Am Ende lief aber alles ganz gut und schon kurz vor drei Uhr rollte ich am Goðafoss vor. Die Sonne war immer noch prall und der Himmel wolkenlos. Mit diesem Licht war der Wasserfall nicht ganz einfach in Szene zu setzen. Die Belichtungsgegensätze waren extrem. Nach der Westseite versuchte ich auch zur Ostseite zu kommen. Der Weg dorthin führt durch knietiefe Verwehungen und in meiner Einfalt war ich natürlich ohne Schneeschuhe, wenigstens aber mit Gamaschen losgezogen. An der Ostseite kommt man auch gut ans Wasser hinunter, im Sommer zumindest, mit viel Schnee war es doch recht schwierig. Unten am Wasserfall war die Beleuchtungssituation noch schwieriger. Etwas über eine Stunde arbeitete ich am Wasserfall, dann brachte ich die letzten 50 km bis zum Myvatn hinter mich. Nach einem kurzen Check in wollte ich so viel wie möglich noch das schöne Sonnenlicht nutzen.

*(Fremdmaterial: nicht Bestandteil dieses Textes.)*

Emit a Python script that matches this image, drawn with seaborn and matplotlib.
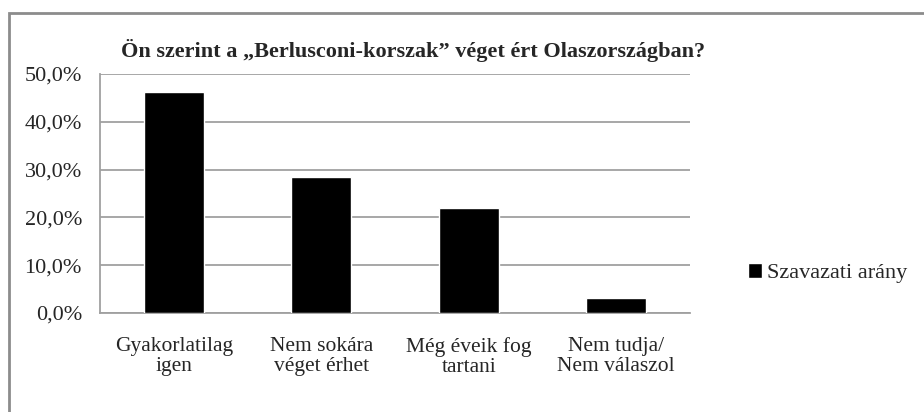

Das Geotermalfeld Hverarönð im Schatten des Námafjall war eines der Ziele. Die Zufahrt wurde von einer Schneefräse tief freigelegt und so fuhr man durch den metertiefen Graben und hatte kaum mehr Platz als eine Autobreite.
Da das Areal aber schon im Schatten lag, hielt ich mich nicht lange dort auf. Die Felssäulen am Kalfaströnd sah ich mir an und drehte noch ein paar Runden, bevor ich mich zum Sonnenuntergang zurück zum Goðafoss aufmachte. Herrschte den ganzen Tag greller Sonnenschein, so zog sich jetzt ein dickes Wolkenband am Westlichen Horizont zusammen und damit war es aus mit wirklich guten Lichtstimmungen. Ich stapfte trotzdem bis zum Aussichtspunkt oben am Ostrand des Wasserfalls. Diesmal benutze ich auch die Schneeschuhe. Dadurch wurde der Zugang deutlich angenehmer und schneller.
Das rettete das fehlende Licht, aber leider auch nicht mehr.
Ziemlich erfolglos ging es alsbald zurück zum Hotel Myvatn.